Confinement/deconfinement transition linked to dual Meissner effect.

Magnetic monopole currents appear/disappear at the transition.

Restricted field captures key confinement features.

Abstract

We investigate the confinement-deconfinement phase transition at finite temperature of the SU(3) Yang-Mills(YM) theory on the lattice from a viewpoint of the dual superconductor picture based on the novel reformulation of the YM theory. In particular, we compare the conventional Abelian dual superconductor picture with the non-Abelian dual superconductor picture proposed in our previous works as the mechanism of quark confinement in the SU(3) YM theory. For the SU(3) YM theory, the reformulation allows two possible options called maximal and minimal.

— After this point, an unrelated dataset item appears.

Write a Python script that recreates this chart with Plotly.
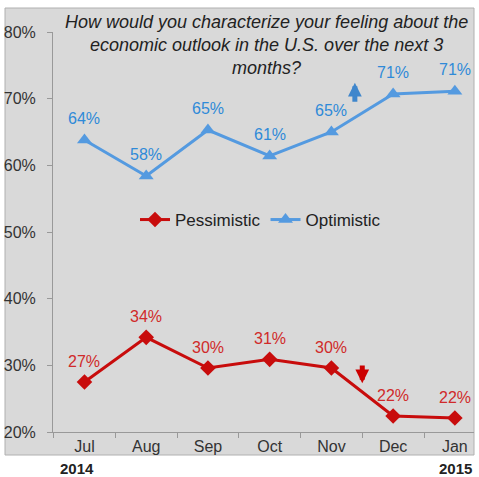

The maximal option corresponds to the manifestly gauge-invariant extension of the Abelian projection scheme, while the minimal option is really new to give the non-Abelian dual superconductor picture. Keeping these differences in mind, we present the numerical evidences that the confinement/deconfinement phase transition is caused by appearance/disappearance of the dual Meissner effects. First, we measure the Polyakov loop average at various temperatures to determine the critical temperature separating the low-temperature confined phase and the high-temperature deconfined phase. Second, we measure the static quark-antiquark potential. Third, we measure the chromoelectric and chromomagnetic flux created by a pair of quark and antiquark at temperatures below and above the critical temperature. We observe no more squeezing of the chromoelectric flux tube above the critical temperature. Finally, we measure the associated magnetic--monopole current induced around the chromo-flux tube and observe that the confinement/deconfinement phase transition is associated with the appearance/disappearance of the induced magnetic--monopole current, respectively. We confirm that these results are also obtained by the restricted field alone in both options, indicating the restricted field dominance in quark confinement at finite temperature.